- Stored data
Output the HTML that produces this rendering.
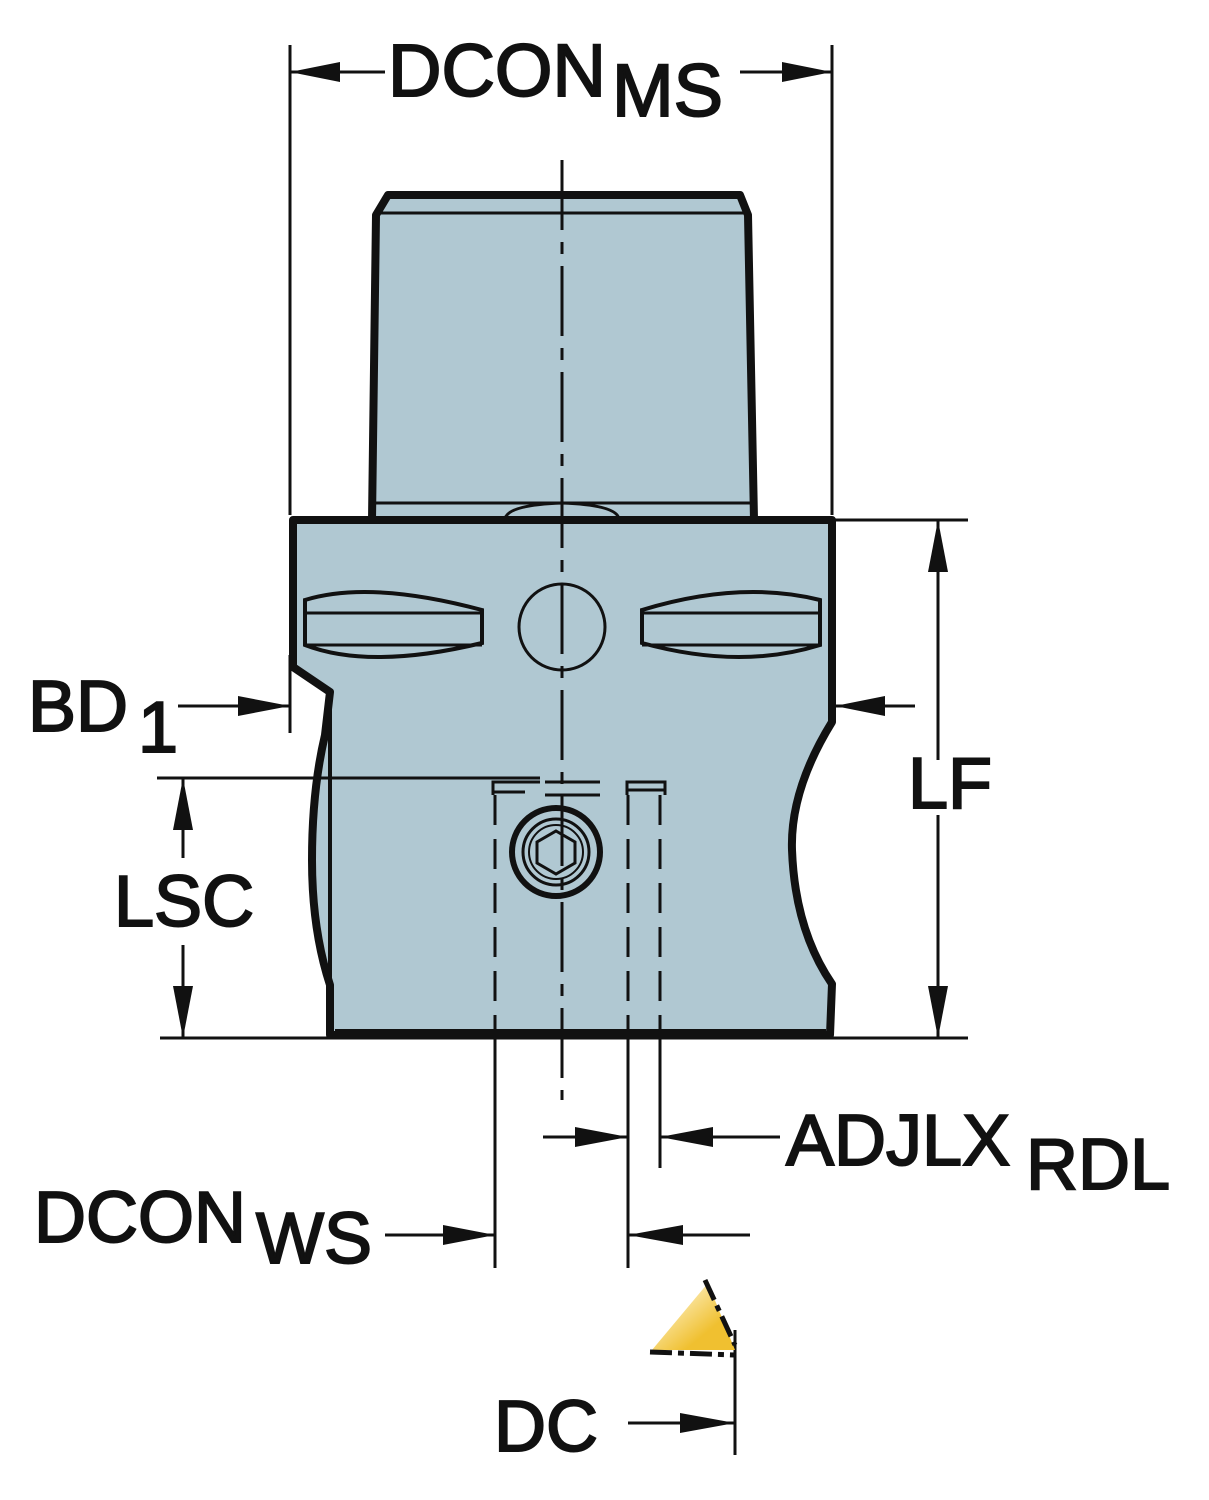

---

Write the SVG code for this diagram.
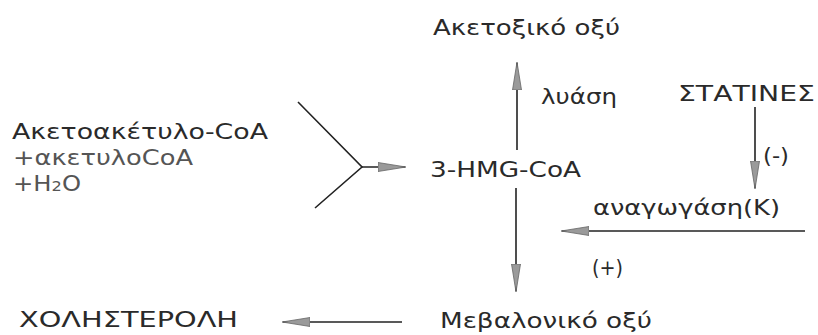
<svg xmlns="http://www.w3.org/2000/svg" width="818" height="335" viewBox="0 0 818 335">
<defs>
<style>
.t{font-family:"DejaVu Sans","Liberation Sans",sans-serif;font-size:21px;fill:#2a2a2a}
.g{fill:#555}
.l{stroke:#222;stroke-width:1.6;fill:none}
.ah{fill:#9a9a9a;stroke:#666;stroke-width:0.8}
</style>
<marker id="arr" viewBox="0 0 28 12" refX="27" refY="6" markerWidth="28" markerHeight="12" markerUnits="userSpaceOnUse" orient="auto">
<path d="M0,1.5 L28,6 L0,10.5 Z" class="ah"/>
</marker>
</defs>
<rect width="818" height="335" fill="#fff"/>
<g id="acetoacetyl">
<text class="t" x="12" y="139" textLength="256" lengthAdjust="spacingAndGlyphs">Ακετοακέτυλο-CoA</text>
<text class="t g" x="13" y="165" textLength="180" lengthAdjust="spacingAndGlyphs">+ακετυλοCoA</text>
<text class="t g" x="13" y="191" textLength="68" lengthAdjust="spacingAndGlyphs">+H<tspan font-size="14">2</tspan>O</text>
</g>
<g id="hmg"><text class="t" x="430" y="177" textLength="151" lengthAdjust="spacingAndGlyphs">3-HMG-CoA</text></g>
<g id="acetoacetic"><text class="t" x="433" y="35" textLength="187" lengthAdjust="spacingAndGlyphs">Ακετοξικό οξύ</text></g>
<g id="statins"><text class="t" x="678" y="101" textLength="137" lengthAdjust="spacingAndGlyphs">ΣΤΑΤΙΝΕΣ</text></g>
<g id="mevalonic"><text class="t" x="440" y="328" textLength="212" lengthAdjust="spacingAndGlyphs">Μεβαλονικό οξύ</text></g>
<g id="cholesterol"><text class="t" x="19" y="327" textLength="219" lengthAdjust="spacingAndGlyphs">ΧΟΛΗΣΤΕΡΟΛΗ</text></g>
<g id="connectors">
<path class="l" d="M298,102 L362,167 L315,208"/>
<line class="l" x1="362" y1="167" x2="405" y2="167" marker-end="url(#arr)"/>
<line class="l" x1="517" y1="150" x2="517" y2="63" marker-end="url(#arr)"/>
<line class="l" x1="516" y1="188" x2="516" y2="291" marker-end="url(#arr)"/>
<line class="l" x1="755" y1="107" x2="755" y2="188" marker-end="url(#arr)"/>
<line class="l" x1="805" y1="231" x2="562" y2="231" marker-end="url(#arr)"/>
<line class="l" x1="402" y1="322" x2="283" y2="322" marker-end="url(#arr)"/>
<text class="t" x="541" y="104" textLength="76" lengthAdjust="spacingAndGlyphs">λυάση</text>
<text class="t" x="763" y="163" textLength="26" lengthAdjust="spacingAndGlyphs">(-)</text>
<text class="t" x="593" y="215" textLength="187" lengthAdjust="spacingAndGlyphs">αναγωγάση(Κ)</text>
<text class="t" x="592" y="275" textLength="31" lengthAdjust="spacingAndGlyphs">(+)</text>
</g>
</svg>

- Written exercise
Using the listing, copy every line where the word "this" shows up.

- Complete output
Output the HTML that produces this rendering.
Write the SVG code for this diagram.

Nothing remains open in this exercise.